Em 1960, os Cardinals se mudaram para St. Louis, onde seriam a única equipe de futebol americano da cidade. Ainda assim, já existiam Cardinals na cidade antes de 1960. O St. Louis Cardinals, da Major League Baseball, era (e ainda é) a equipe esportiva mais popular da cidade. Assim, os  “Football Cardinals” mantinham seu papel de coadjuvante, sendo o “espetáculo secundário” como descrito no título desta seção. Contribuindo para isso estavam também os resultados medíocres da equipe, que em 28 anos chegou aos playoffs apenas três vezes.

Nos anos 80, as condições econômicas, assim como com os Colts, contribuíram para a mudança de cidade dos Cardinals. Jogando em um estádio antigo (e frequentemente vazio) em St. Louis, os Cardinals queriam outra oportunidade para aumentar seus ganhos e para, quem sabe, finalmente serem protagonistas do esporte em sua cidade. A franquia recebeu propostas de Memphis, Jacksonville e até mesmo Baltimore, optando por aceitar a oferta de Arizona.
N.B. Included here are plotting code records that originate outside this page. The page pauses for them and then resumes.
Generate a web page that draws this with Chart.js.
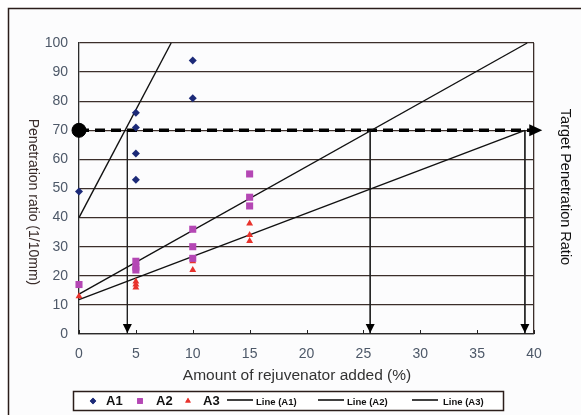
<!DOCTYPE html>
<html>
<head>
<meta charset="utf-8">
<script src="https://cdn.jsdelivr.net/npm/chart.js@4.4.1/dist/chart.umd.min.js"></script>
<style>
  html, body { margin: 0; padding: 0; background: #fff; }
  #wrap { width: 581px; height: 415px; }
</style>
</head>
<body>
<div id="wrap"><canvas id="myChart" width="581" height="415"></canvas></div>
<script>
// data
const a1X = [0, 5, 5, 5, 5, 10, 10];
const a1Y = [49, 76, 71, 62, 53, 94, 81];
const a2X = [0, 5, 5, 5, 10, 10, 10, 15, 15, 15];
const a2Y = [17, 25, 23, 22, 36, 30, 26, 55, 47, 44];
const a3X = [0, 5, 5, 5, 10, 10, 15, 15, 15];
const a3Y = [13, 18, 17, 16, 25, 22, 38, 34, 32];

// fitted lines (start / end)
const lineA1 = [[0, 40], [8.1, 100]];
const lineA2 = [[0, 13.7], [39.4, 100]];
const lineA3 = [[0, 11.8], [39.2, 70]];

// target ratio and the additions where each line reaches it
const targetRatio = 70;
const targetEndX = 40.2;
const reachX = [4.25, 25.6, 39.2];

const xTicks = [0, 5, 10, 15, 20, 25, 30, 35, 40];
const yTicks = [0, 10, 20, 30, 40, 50, 60, 70, 80, 90, 100];

const toPts = (xs, ys) => xs.map((x, i) => ({ x: x, y: ys[i] }));
const pairPts = pair => pair.map(p => ({ x: p[0], y: p[1] }));

const FONT = "'Liberation Sans', Arial, sans-serif";

function scatterSet(label, xs, ys, style, color, r) {
  return {
    label: label,
    type: "scatter",
    data: toPts(xs, ys),
    pointStyle: style,
    pointRadius: r,
    pointBackgroundColor: color,
    pointBorderColor: color,
    borderWidth: 0,
    clip: false,
  };
}

function lineSet(label, pts, extra) {
  return Object.assign({
    label: label,
    type: "line",
    data: pts,
    borderColor: "#111",
    borderWidth: 1.4,
    pointRadius: 0,
    fill: false,
    tension: 0,
    clip: false,
  }, extra || {});
}

const datasets = [
  scatterSet("A1", a1X, a1Y, "rectRot", "#1c2a78", 4),
  scatterSet("A2", a2X, a2Y, "rect", "#b447b4", 5),
  scatterSet("A3", a3X, a3Y, "triangle", "#e8322c", 4),
  lineSet("Line (A1)", pairPts(lineA1)),
  lineSet("Line (A2)", pairPts(lineA2)),
  lineSet("Line (A3)", pairPts(lineA3)),
  lineSet("target", [{ x: 0, y: targetRatio }, { x: targetEndX, y: targetRatio }],
    { borderWidth: 3.5, borderDash: [10, 6], borderColor: "#000" }),
];
reachX.forEach(x => {
  datasets.push(lineSet("reach", [{ x: x, y: targetRatio }, { x: x, y: 0 }],
    { borderWidth: 1, borderColor: "#222" }));
});
datasets.push({
  label: "dot", type: "scatter", data: [{ x: 0, y: targetRatio }],
  pointRadius: 7, pointBackgroundColor: "#000", pointBorderColor: "#000", clip: false,
});

const legendCount = 6;

const decorPlugin = {
  id: "decor",
  beforeDraw(chart) {
    const c = chart.ctx;
    c.save();
    c.fillStyle = "#fff";
    c.fillRect(0, 0, chart.width, chart.height);
    c.fillStyle = "#fcfcfd";
    c.fillRect(8, 8, chart.width, chart.height);
    c.strokeStyle = "#2b1d1a";
    c.lineWidth = 1.5;
    c.beginPath();
    c.moveTo(chart.width, 8.5);
    c.lineTo(8.5, 8.5);
    c.lineTo(8.5, chart.height);
    c.stroke();
    c.restore();
  },
  afterDatasetsDraw(chart) {
    const c = chart.ctx;
    const xs = chart.scales.x, ys = chart.scales.y;
    const area = chart.chartArea;
    c.save();
    c.fillStyle = "#000";
    // arrowhead on the target line
    const tx = xs.getPixelForValue(targetEndX), ty = ys.getPixelForValue(targetRatio);
    c.beginPath();
    c.moveTo(tx + 6, ty);
    c.lineTo(tx - 7, ty - 6);
    c.lineTo(tx - 7, ty + 6);
    c.closePath();
    c.fill();
    // arrowheads at the bottom of the drop lines
    reachX.forEach(x => {
      const px = xs.getPixelForValue(x), py = ys.getPixelForValue(0);
      c.beginPath();
      c.moveTo(px, py - 1);
      c.lineTo(px - 4.5, py - 10);
      c.lineTo(px + 4.5, py - 10);
      c.closePath();
      c.fill();
    });
    // small inward tick marks on the x axis
    c.strokeStyle = "#222";
    c.lineWidth = 1;
    xTicks.forEach(v => {
      const px = Math.round(xs.getPixelForValue(v)) + 0.5;
      c.beginPath();
      c.moveTo(px, area.bottom);
      c.lineTo(px, area.bottom - 4);
      c.stroke();
    });
    c.restore();
  },
  afterDraw(chart) {
    const c = chart.ctx;
    c.save();
    // y axis title, reads top to bottom
    c.fillStyle = "#3a2c2a";
    c.font = "14px " + FONT;
    c.textAlign = "center";
    c.textBaseline = "middle";
    c.translate(33, 202);
    c.rotate(Math.PI / 2);
    c.fillText("Penetration ratio (1/10mm)", 0, 0);
    c.restore();

    c.save();
    c.fillStyle = "#111";
    c.font = "14.5px " + FONT;
    c.textAlign = "center";
    c.textBaseline = "middle";
    c.translate(565, 187);
    c.rotate(Math.PI / 2);
    c.fillText("Target Penetration Ratio", 0, 0);
    c.restore();

    // x axis title
    c.save();
    c.fillStyle = "#333";
    c.font = "15.5px " + FONT;
    c.textAlign = "center";
    c.textBaseline = "middle";
    c.fillText("Amount of rejuvenator added (%)", 297, 376);
    c.restore();

    // legend box
    c.save();
    c.fillStyle = "#fff";
    c.fillRect(73.5, 391.5, 430, 19);
    c.strokeStyle = "#2b1d1a";
    c.lineWidth = 1.5;
    c.strokeRect(73.5, 391.5, 430, 19);
    const markX = [93, 140, 188];
    const textX = [106, 156, 203];
    const lineX = [227, 318, 412];
    const ltextX = [256, 347, 443];
    const cy = 401;
    c.textBaseline = "middle";
    c.textAlign = "left";
    chart.data.datasets.slice(0, legendCount).forEach((ds, i) => {
      if (i < 3) {
        c.fillStyle = ds.pointBackgroundColor;
        Chart.helpers.drawPoint(c, { pointStyle: ds.pointStyle, radius: ds.pointRadius * 0.8, borderWidth: 0 }, markX[i], cy);
        c.fill();
        c.fillStyle = "#111";
        c.font = "bold 13px " + FONT;
        c.fillText(ds.label, textX[i], cy);
      } else {
        const k = i - 3;
        c.strokeStyle = "#111";
        c.lineWidth = 1.6;
        c.beginPath();
        c.moveTo(lineX[k], cy - 1);
        c.lineTo(lineX[k] + 26, cy - 1);
        c.stroke();
        c.fillStyle = "#111";
        c.font = "bold 9.5px " + FONT;
        c.fillText(ds.label, ltextX[k], cy + 1);
      }
    });
    c.restore();
  },
};

const ctx = document.getElementById("myChart").getContext("2d");

new Chart(ctx, {
  type: "scatter",
  data: { datasets: datasets },
  plugins: [decorPlugin],
  options: {
    responsive: false,
    animation: false,
    events: [],
    layout: { padding: { left: 0, top: 43, right: 47, bottom: 0 } },
    plugins: {
      legend: { display: false },
      tooltip: { enabled: false },
    },
    scales: {
      x: {
        type: "linear",
        min: 0,
        max: 40,
        afterFit(scale) { scale.height = 81; },
        afterBuildTicks(scale) { scale.ticks = xTicks.map(v => ({ value: v })); },
        ticks: { color: "#4d5868", font: { family: FONT, size: 14 }, padding: 12 },
        grid: {
          drawTicks: false,
          color: c => (c.tick && c.tick.value === 40 ? "#3b2e2a" : "rgba(0,0,0,0)"),
          lineWidth: 1.3,
        },
        border: { color: "#2b2b2b", width: 1.3 },
      },
      y: {
        type: "linear",
        min: 0,
        max: 100,
        afterFit(scale) { scale.width = 79; },
        afterBuildTicks(scale) { scale.ticks = yTicks.map(v => ({ value: v })); },
        ticks: { color: "#4d5868", font: { family: FONT, size: 14 }, padding: 11 },
        grid: { drawTicks: false, color: "#3b2e2a", lineWidth: 1.3 },
        border: { color: "#2b2b2b", width: 1.3 },
      },
    },
  },
});
</script>
</body>
</html>
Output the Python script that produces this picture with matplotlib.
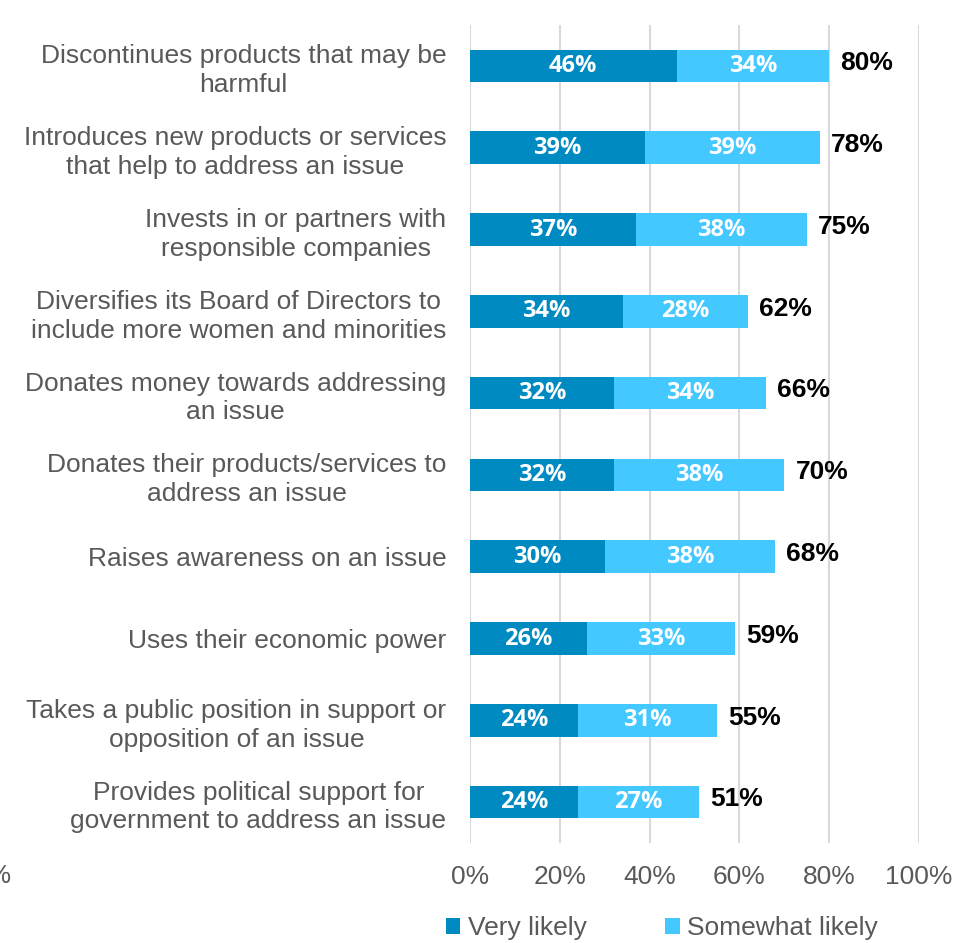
import matplotlib.pyplot as plt
import numpy as np

# Survey answers: how likely a company action is to change opinion
categories = [
    "Discontinues products that may be\nharmful",
    "Introduces new products or services\nthat help to address an issue",
    "Invests in or partners with\nresponsible companies",
    "Diversifies its Board of Directors to\ninclude more women and minorities",
    "Donates money towards addressing\nan issue",
    "Donates their products/services to\naddress an issue",
    "Raises awareness on an issue",
    "Uses their economic power",
    "Takes a public position in support or\nopposition of an issue",
    "Provides political support for\ngovernment to address an issue",
]
very_likely = [46, 39, 37, 34, 32, 32, 30, 26, 24, 24]
somewhat_likely = [34, 39, 38, 28, 34, 38, 38, 33, 31, 27]
x_ticks = [0, 20, 40, 60, 80, 100]

DARK = "#008AC2"
LIGHT = "#43C8FF"
GREY = "#595959"

fig = plt.figure(figsize=(9.55, 9.43), dpi=100)
ax = fig.add_axes([470 / 955, 1 - 843 / 943, 449 / 955, 818 / 943])

y = np.arange(len(categories))
very = np.array(very_likely)
some = np.array(somewhat_likely)
totals = very + some

ax.barh(y, very, height=0.4, color=DARK, label="Very likely", zorder=3)
ax.barh(y, some, left=very, height=0.4, color=LIGHT, label="Somewhat likely", zorder=3)

# values inside the segments
for yi, v, s in zip(y, very, some):
    ax.text(v / 2, yi, f"{v}%", ha="center", va="center", color="white",
            fontsize=17, fontweight="bold", family="Open Sans", zorder=4)
    ax.text(v + s / 2, yi, f"{s}%", ha="center", va="center", color="white",
            fontsize=17, fontweight="bold", family="Open Sans", zorder=4)
# totals to the right of each bar
for yi, t in zip(y, totals):
    ax.annotate(f"{t}%", (t, yi), xytext=(8, 2), textcoords="offset points",
                ha="left", va="center", fontsize=19, fontweight="bold",
                family="Liberation Sans", color="black", zorder=4)

ax.set_xlim(0, 100)
ax.set_ylim(len(categories) - 0.5, -0.5)
ax.set_xticks(x_ticks)
ax.set_xticklabels([f"{t}%" for t in x_ticks])
ax.set_yticks(y)
ax.set_yticklabels(categories, multialignment="center", linespacing=1.25)
ax.tick_params(axis="y", length=0, pad=17, labelsize=19, labelcolor=GREY)
ax.tick_params(axis="x", length=0, pad=16, labelsize=19, labelcolor=GREY)
for lab in ax.get_xticklabels() + ax.get_yticklabels():
    lab.set_family("Liberation Sans")

ax.grid(axis="x", color="#D9D9D9", linewidth=1.5, zorder=0)
for sp in ax.spines.values():
    sp.set_visible(False)

# cut-off tick label from the neighbouring panel
fig.text(11 / 955, 1 - 876 / 943, "0%", ha="right", va="center",
         fontsize=19, color=GREY, family="Liberation Sans")

fig.legend(loc="center", bbox_to_anchor=(662 / 955, 1 - 928 / 943), ncol=2,
           frameon=False, handlelength=0.55, handleheight=0.55, handletextpad=0.3,
           columnspacing=2.95, prop={"family": "Liberation Sans", "size": 19},
           labelcolor=GREY)

fig.savefig("out.png", dpi=100)
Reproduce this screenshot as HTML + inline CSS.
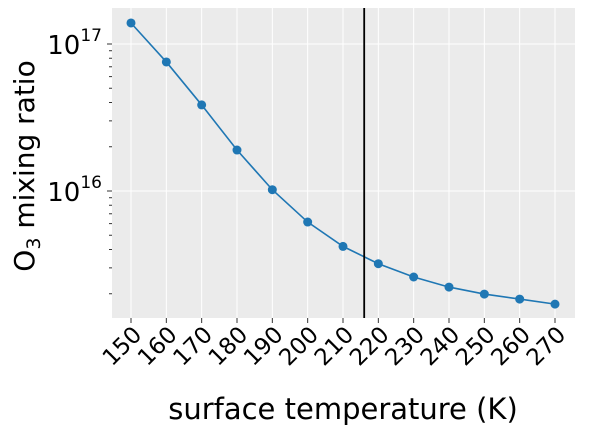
<!DOCTYPE html>
<html><head><meta charset="utf-8"><style>
body{margin:0;background:#fff;}
svg{font-family:"DejaVu Sans","Liberation Sans",sans-serif;}
</style></head><body>
<svg id="chart" width="591" height="434" viewBox="0 0 591 434">
<rect x="112" y="8" width="463" height="310" fill="#ebebeb"/>
<g id="grid"></g><g id="axes"></g><g id="series"></g>
<text x="343" y="419" font-size="29" text-anchor="middle" fill="#000">surface temperature (K)</text>
<text transform="translate(34,166) rotate(-90)" font-size="28" text-anchor="middle" fill="#000">O<tspan font-size="19" dy="6">3</tspan><tspan dy="-6"> mixing ratio</tspan></text>
</svg>
<script>
const temps=[150,160,170,180,190,200,210,220,230,240,250,260,270];
const ratios=[1.39e17,7.55e16,3.85e16,1.9e16,1.02e16,6.15e15,4.2e15,3.2e15,2.6e15,2.22e15,1.99e15,1.84e15,1.70e15];
const xTicks=[150,160,170,180,190,200,210,220,230,240,250,260,270];
const yMajor=[1e16,1e17];
const yMinor=[2e15,3e15,4e15,5e15,6e15,7e15,8e15,9e15,2e16,3e16,4e16,5e16,6e16,7e16,8e16,9e16];
const markerTemp=[216];
const NS="http://www.w3.org/2000/svg";
const X=t=>131+(t-150)*(555-131)/120;
const Y=v=>44-(Math.log10(v)-17)*147;
function mk(tag,attrs,parent){const e=document.createElementNS(NS,tag);for(const k in attrs)e.setAttribute(k,attrs[k]);document.getElementById(parent).appendChild(e);return e;}
xTicks.forEach(t=>{
 const g=mk('line',{x1:X(t),x2:X(t),y1:8,y2:318,stroke:'#fff','stroke-width':1},'grid');
 
 
 const tk=mk('line',{x1:X(t),x2:X(t),y1:318,y2:323,stroke:'#333','stroke-width':1},'axes');
 
 
 const lb=mk('text',{x:0,y:0,'font-size':23,'text-anchor':'end',transform:`translate(${X(t)+12},${336}) rotate(-45)`,fill:'#000'},'axes');
 lb.textContent=t;
 
 
});
yMajor.forEach(v=>{
 const g=mk('line',{x1:112,x2:575,y1:Y(v),y2:Y(v),stroke:'#fff','stroke-width':1},'grid');
 
 
 const tk=mk('line',{x1:107,x2:112,y1:Y(v),y2:Y(v),stroke:'#333'},'axes');
 
 
 const lb=mk('text',{x:102,y:Y(v)+10,'font-size':26,'text-anchor':'end',fill:'#000'},'axes');
 lb.innerHTML='10<tspan font-size="17" dy="-13">'+Math.round(Math.log10(v))+'</tspan>';
 
 
});
yMinor.forEach(v=>{
 const y=Y(v); if(y<8||y>318)return;
 const tk=mk('line',{x1:109,x2:112,y1:y,y2:y,stroke:'#333'},'axes');
 
 
});
let d=temps.map((t,i)=>(i?'L':'M')+X(t)+','+Y(ratios[i])).join(' ');
const p=mk('path',{d:d,fill:'none',stroke:'#1f77b4','stroke-width':1.6},'series');


temps.forEach((t,i)=>{
 const c=mk('circle',{cx:X(t),cy:Y(ratios[i]),r:4.5,fill:'#1f77b4'},'series');
 
 
});
markerTemp.forEach(t=>{
 const l=mk('line',{x1:X(t),x2:X(t),y1:8,y2:318,stroke:'#000','stroke-width':1.8},'series');
 
 
});
</script>
</body></html>
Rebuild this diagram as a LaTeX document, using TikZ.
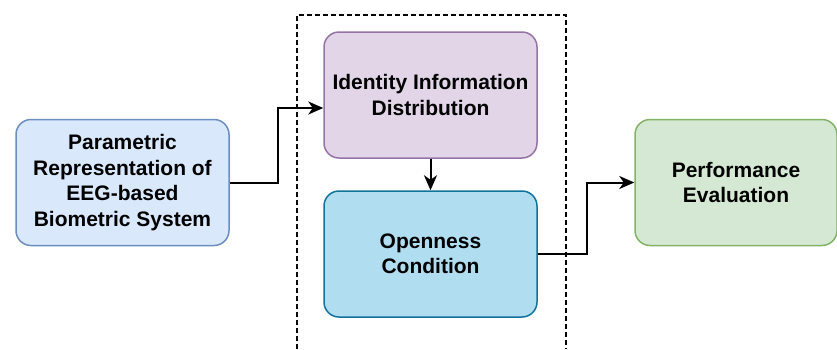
\documentclass[tikz,border=0pt]{standalone}
\usepackage{fontspec}
\setmainfont{Liberation Sans}
\usetikzlibrary{positioning,arrows.meta}

\definecolor{paramfill}{HTML}{DAE8FC}
\definecolor{paramline}{HTML}{6C8EBF}
\definecolor{iddfill}{HTML}{E1D5E7}
\definecolor{iddline}{HTML}{9673A6}
\definecolor{openfill}{HTML}{B1DDF0}
\definecolor{openline}{HTML}{10739E}
\definecolor{perffill}{HTML}{D5E8D4}
\definecolor{perfline}{HTML}{82B366}

\begin{document}
\begin{tikzpicture}[
  x=1pt, y=-1pt,
  every node/.style = {shape=rectangle, rounded corners=15pt, align=center,
    line width=1.5pt, font=\fontsize{21}{25.5}\selectfont\bfseries},
  block/.style = {minimum width=213pt, minimum height=126pt},
  flow/.style = {line width=2pt, -{Stealth[length=15pt,width=13pt,inset=4.5pt]}}
    ]
  \useasboundingbox (0,0) rectangle (837,349);
  % outer dashed frame (open at bottom)
  \draw[line width=1.6pt, dash pattern=on 5pt off 3pt] (297,349) |- (566,15) -- (566,349);

  \node[block, draw=paramline, fill=paramfill] (param) at (122.5,182.5)
    {Parametric\\Representation of\\EEG-based\\Biometric System};
  \node[block, draw=iddline, fill=iddfill] (idd) at (430.5,95)
    {Identity Information\\Distribution};
  \node[block, draw=openline, fill=openfill] (open) at (430.5,254)
    {Openness\\Condition};
  \node[block, minimum width=202pt, draw=perfline, fill=perffill] (perf) at (736,182.5)
    {Performance\\Evaluation};

  \draw[flow] (param.east) -- ++(48,0) |- ([yshift=-13pt]idd.west);
  \draw[flow] (idd.south) -- (open.north);
  \draw[flow] (open.east) -- ++(49,0) |- (perf.west);
\end{tikzpicture}
\end{document}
É possível perceber que estas localidades tentaram manter e/ou receber tanto os Colts quanto os Cardinals, mostrando o grau do interesse em ter uma equipe da NFL. Tanto que Jacksonville, Baltimore e Tennessee (embora em Nashville, não Memphis) receberam franquias em anos subsequentes.

Cabe ressaltar ainda que, mesmo após a mudança para o Arizona em 1988 (assumindo primeiramente o nome de Phoenix Cardinals, depois trocado para Arizona Cardinals), a franquia manteve suas dificuldades com relação ao estabelecimento da popularidade. A equipe jogava no estádio da universidade Arizona State, em Tempe, frequentemente sob temperaturas beirando os quarenta graus, o que dificultava a lotação máxima. Só a partir de 2006, com a inauguração do University of Phoenix Stadium, com sua cobertura retrátil, os Cardinals passaram a ter o apoio maciço do torcedor, não sendo mais “side-show” de ninguém. Concomitante a isso, alcançaram os melhores resultados desde o título em 1947, chegando inclusive ao Super Bowl XLIII, após a temporada 2008.

De quem é a equipe?

Dentro da nossa cultura, essa prática das equipes profissionais americanas mudarem de cidade é difícil de compreender. São raros os casos, como o Grêmio Prudente/Barueri no Estado de São Paulo. É quase impossível imaginar que equipes centenárias possam simplesmente fazer as malas e trocar de sede. Isto ainda levanta uma questão importante: de quem é a equipe? Ela é só do seu proprietário? Ou a cidade que a acolheu e, principalmente, o torcedor que se apaixonou e dedicou anos de sua vida à esse amor, deveriam ser tratados com mais consideração?

A realidade é que, na NFL (como na sociedade em geral), os lucros acabam ditando as regras, e quem dá mais acaba levando a equipe, deixando alguns corações partidos pelo caminho.